* Stated problem *
Using the records below, locate all lines containing "down" and return them.

** Start **

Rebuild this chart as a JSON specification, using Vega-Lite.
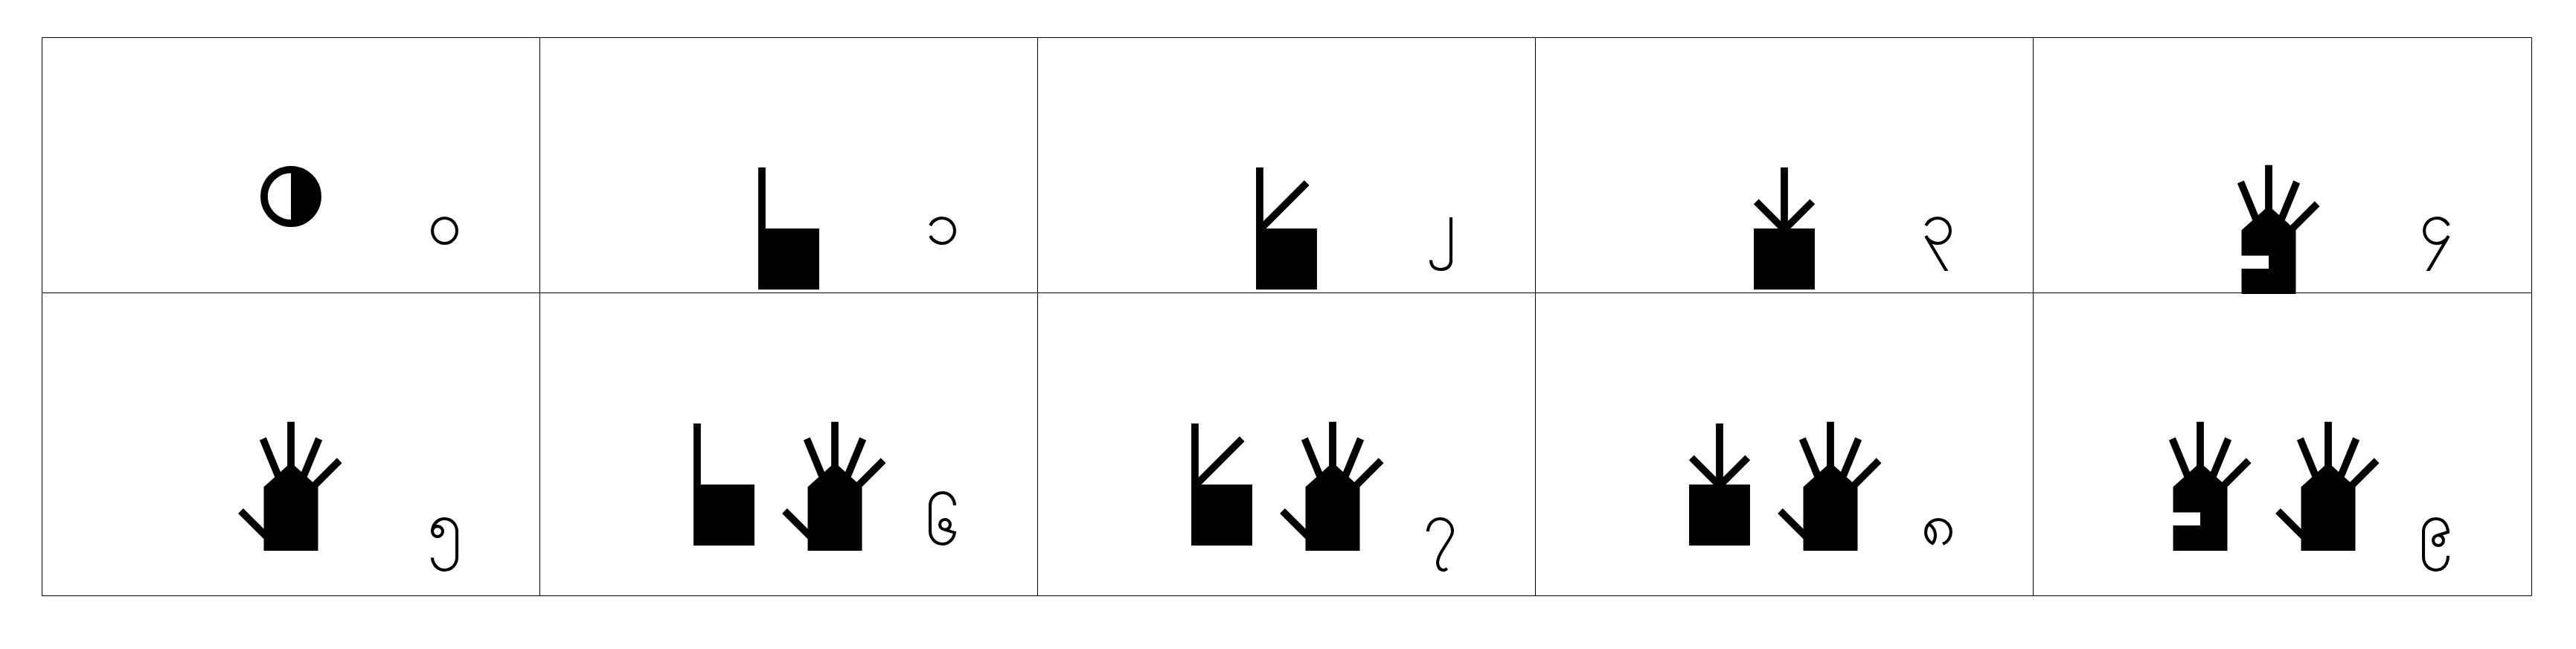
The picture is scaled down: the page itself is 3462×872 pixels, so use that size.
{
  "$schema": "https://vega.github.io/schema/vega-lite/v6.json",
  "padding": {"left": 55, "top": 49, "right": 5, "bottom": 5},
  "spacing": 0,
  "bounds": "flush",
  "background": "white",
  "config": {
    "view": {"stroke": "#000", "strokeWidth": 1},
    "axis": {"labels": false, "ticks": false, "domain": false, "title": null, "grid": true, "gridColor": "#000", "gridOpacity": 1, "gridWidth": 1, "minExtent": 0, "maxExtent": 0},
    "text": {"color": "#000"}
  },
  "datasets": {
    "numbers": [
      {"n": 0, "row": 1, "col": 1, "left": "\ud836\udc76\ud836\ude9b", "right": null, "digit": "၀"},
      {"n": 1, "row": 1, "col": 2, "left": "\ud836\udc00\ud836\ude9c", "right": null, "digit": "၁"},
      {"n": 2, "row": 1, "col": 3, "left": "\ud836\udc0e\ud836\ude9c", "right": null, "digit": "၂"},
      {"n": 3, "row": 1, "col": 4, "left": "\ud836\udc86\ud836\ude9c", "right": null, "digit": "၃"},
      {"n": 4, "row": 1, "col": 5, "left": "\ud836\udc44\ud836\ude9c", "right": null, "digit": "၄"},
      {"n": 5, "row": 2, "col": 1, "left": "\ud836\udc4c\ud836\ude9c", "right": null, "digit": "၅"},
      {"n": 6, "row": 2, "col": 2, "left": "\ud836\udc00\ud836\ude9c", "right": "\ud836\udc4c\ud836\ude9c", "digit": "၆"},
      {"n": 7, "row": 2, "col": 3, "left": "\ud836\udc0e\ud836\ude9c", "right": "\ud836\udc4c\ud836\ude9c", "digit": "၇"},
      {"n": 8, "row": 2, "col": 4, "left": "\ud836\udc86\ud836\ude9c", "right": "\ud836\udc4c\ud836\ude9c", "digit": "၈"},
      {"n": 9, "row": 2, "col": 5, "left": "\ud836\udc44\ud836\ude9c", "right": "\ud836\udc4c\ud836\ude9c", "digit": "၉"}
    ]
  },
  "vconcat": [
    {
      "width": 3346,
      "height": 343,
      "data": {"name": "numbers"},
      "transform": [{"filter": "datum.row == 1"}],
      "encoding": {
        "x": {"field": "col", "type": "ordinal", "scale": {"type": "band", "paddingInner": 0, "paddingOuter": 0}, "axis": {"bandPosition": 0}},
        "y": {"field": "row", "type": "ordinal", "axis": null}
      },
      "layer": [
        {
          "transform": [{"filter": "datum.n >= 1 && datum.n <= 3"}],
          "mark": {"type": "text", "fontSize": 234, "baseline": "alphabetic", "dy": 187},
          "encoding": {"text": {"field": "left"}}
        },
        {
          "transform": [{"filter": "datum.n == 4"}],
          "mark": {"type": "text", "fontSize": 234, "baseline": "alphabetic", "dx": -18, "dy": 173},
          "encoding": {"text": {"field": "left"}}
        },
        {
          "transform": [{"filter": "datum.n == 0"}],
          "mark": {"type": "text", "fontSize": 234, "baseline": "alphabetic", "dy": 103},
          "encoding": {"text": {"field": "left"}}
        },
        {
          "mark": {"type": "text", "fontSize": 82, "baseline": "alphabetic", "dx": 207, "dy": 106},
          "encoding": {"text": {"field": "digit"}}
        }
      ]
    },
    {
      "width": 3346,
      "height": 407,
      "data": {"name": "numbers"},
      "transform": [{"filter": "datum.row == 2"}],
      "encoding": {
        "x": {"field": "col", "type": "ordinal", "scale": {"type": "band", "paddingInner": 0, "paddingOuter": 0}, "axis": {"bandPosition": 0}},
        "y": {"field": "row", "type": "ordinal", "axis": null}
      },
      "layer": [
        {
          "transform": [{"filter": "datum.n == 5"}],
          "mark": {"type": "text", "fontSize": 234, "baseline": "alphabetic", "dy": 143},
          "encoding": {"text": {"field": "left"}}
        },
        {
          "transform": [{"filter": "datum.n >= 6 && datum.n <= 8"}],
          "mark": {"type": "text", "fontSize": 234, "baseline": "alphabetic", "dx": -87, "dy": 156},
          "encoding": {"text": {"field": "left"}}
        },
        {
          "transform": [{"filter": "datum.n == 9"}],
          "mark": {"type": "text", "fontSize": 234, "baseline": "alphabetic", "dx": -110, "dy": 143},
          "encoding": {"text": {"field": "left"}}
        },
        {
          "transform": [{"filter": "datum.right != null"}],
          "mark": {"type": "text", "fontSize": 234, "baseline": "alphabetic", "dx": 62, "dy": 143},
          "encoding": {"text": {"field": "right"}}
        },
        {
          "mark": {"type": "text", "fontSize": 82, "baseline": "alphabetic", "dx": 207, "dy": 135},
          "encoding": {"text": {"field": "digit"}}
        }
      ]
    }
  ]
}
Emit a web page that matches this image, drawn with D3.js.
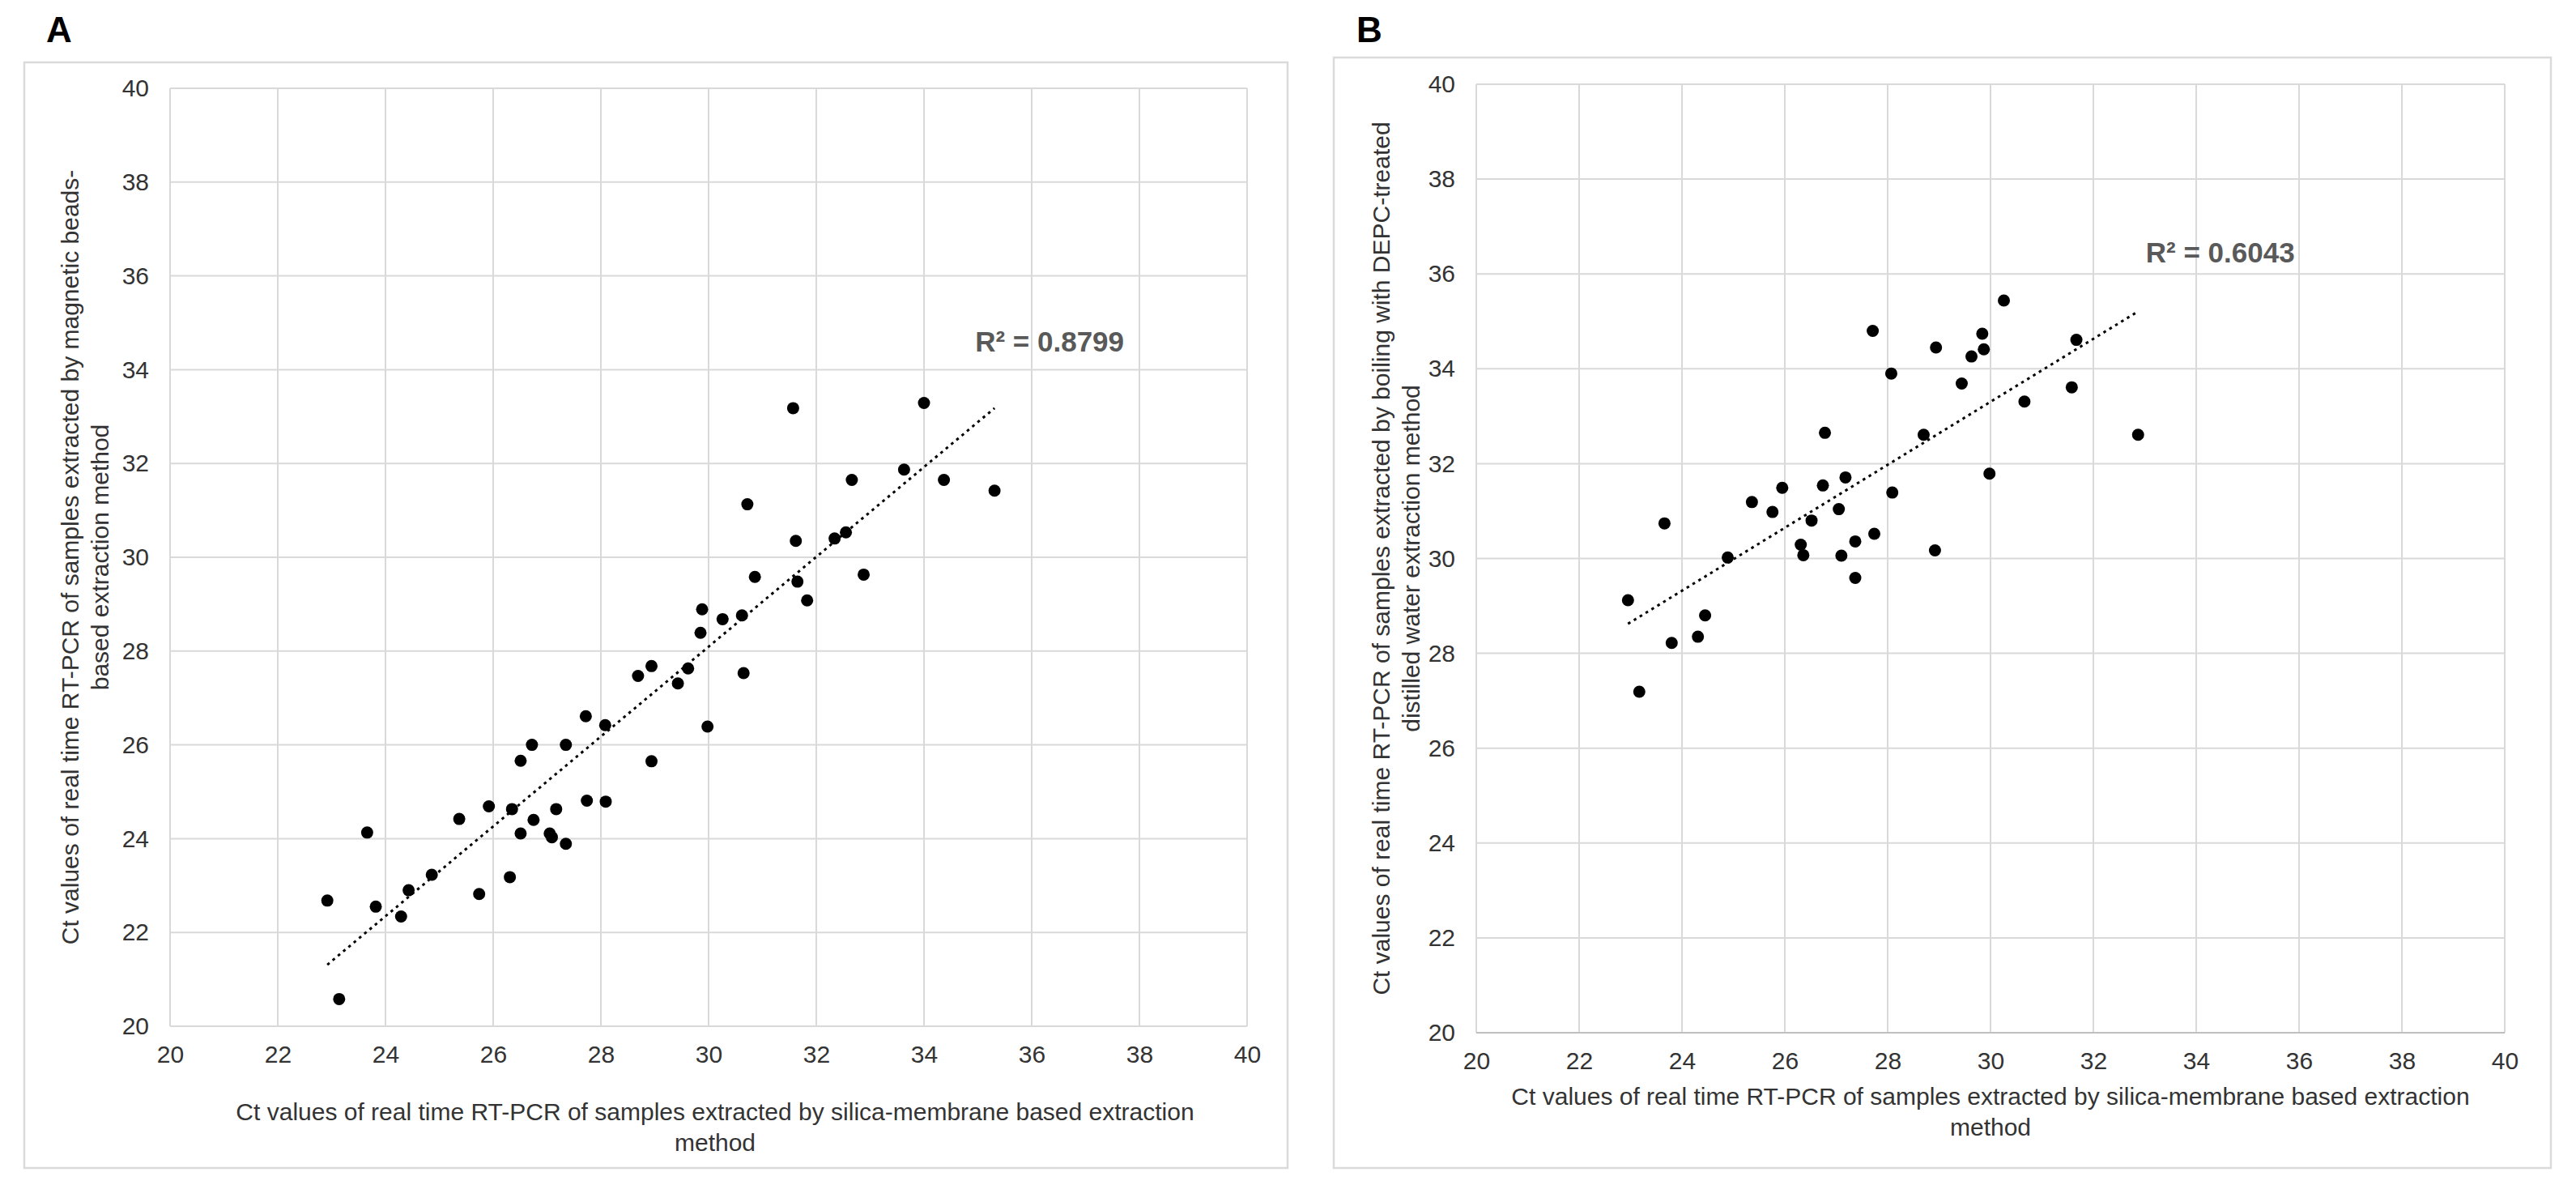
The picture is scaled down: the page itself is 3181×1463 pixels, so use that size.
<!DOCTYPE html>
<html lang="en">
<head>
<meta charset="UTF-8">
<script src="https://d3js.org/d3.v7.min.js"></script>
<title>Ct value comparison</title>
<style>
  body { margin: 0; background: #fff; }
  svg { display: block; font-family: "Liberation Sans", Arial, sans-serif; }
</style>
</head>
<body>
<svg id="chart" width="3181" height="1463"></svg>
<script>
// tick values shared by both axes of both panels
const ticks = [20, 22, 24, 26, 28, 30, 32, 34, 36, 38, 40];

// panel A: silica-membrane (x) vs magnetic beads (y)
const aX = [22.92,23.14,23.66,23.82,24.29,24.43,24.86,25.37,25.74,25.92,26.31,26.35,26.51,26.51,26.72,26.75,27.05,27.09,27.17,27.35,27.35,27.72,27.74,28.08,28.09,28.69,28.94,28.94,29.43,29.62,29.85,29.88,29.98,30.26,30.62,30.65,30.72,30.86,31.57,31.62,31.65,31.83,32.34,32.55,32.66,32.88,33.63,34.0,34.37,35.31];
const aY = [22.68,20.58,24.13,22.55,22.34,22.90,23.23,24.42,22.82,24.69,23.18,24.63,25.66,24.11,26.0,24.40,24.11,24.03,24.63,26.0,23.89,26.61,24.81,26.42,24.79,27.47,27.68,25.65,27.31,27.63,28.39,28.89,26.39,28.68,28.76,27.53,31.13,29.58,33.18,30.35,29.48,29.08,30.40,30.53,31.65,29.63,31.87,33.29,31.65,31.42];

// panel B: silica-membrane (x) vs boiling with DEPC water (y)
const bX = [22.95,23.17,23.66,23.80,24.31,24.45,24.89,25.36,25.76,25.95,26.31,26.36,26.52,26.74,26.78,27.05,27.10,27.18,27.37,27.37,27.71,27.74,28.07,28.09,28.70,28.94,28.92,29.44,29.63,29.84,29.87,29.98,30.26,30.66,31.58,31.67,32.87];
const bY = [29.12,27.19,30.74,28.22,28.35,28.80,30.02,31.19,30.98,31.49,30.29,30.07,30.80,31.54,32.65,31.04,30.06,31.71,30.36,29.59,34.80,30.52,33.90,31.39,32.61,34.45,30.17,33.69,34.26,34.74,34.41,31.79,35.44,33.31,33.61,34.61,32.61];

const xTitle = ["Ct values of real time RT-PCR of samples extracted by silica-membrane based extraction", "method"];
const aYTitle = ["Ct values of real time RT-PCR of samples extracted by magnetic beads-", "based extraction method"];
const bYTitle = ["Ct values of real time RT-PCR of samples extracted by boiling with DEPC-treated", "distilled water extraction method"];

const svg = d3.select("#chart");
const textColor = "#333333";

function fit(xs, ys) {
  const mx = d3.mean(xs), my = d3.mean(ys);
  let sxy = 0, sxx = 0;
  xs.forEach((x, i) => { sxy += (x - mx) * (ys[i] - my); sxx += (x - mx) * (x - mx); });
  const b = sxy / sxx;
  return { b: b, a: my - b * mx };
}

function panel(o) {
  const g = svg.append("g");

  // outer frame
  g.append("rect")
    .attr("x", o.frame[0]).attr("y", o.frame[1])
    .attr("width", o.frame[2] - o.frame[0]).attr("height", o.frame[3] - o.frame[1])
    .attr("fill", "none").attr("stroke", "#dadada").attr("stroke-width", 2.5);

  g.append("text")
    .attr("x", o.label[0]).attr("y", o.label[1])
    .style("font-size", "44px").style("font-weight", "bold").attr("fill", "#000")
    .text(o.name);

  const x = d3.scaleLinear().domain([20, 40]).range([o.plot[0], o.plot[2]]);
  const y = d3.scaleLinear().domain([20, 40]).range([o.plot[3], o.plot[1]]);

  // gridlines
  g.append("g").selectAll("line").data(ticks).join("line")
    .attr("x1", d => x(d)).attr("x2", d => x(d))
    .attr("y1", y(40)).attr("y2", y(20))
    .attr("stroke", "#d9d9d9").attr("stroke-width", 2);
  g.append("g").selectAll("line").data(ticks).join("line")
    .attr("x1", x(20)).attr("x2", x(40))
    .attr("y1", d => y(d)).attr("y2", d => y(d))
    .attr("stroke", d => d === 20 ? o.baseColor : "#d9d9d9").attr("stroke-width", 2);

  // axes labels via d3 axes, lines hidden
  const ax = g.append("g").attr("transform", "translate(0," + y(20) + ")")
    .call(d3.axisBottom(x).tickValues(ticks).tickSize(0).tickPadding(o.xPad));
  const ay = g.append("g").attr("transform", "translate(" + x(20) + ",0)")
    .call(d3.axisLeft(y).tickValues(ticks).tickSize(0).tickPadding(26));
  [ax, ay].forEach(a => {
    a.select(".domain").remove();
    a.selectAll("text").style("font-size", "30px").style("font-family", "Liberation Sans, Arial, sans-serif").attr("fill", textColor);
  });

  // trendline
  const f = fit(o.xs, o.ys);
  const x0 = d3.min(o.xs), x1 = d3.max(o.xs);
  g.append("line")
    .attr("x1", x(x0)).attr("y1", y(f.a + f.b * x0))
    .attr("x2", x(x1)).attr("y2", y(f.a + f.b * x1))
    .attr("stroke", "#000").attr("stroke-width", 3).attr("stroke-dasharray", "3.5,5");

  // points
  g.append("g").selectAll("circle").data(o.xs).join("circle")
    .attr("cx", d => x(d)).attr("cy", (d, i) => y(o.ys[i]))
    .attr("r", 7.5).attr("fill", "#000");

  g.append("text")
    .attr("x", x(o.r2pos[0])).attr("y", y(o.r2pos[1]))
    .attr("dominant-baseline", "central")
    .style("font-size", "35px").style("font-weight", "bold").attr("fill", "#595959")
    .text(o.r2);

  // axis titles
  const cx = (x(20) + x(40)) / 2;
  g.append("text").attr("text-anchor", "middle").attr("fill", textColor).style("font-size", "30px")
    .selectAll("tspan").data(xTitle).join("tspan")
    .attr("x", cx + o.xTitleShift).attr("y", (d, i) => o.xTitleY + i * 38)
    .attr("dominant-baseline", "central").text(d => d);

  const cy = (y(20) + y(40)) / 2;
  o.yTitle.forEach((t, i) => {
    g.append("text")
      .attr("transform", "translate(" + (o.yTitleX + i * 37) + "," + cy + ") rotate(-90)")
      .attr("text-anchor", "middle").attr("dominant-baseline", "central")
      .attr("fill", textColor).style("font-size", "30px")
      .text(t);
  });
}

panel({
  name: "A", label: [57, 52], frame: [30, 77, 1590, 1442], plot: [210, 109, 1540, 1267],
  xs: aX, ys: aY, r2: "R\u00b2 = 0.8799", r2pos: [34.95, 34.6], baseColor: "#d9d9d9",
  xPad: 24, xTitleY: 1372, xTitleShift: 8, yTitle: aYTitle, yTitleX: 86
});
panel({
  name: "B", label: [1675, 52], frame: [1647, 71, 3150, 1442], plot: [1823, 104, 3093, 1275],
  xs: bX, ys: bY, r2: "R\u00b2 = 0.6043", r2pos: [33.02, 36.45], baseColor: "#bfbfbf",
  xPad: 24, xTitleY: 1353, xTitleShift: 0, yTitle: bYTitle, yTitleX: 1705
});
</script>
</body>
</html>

** End **

* Exercise result *
The picture is scaled down: the page itself is 3462×872 pixels, so use that size.
The picture is scaled down: the page itself is 3181×1463 pixels, so use that size.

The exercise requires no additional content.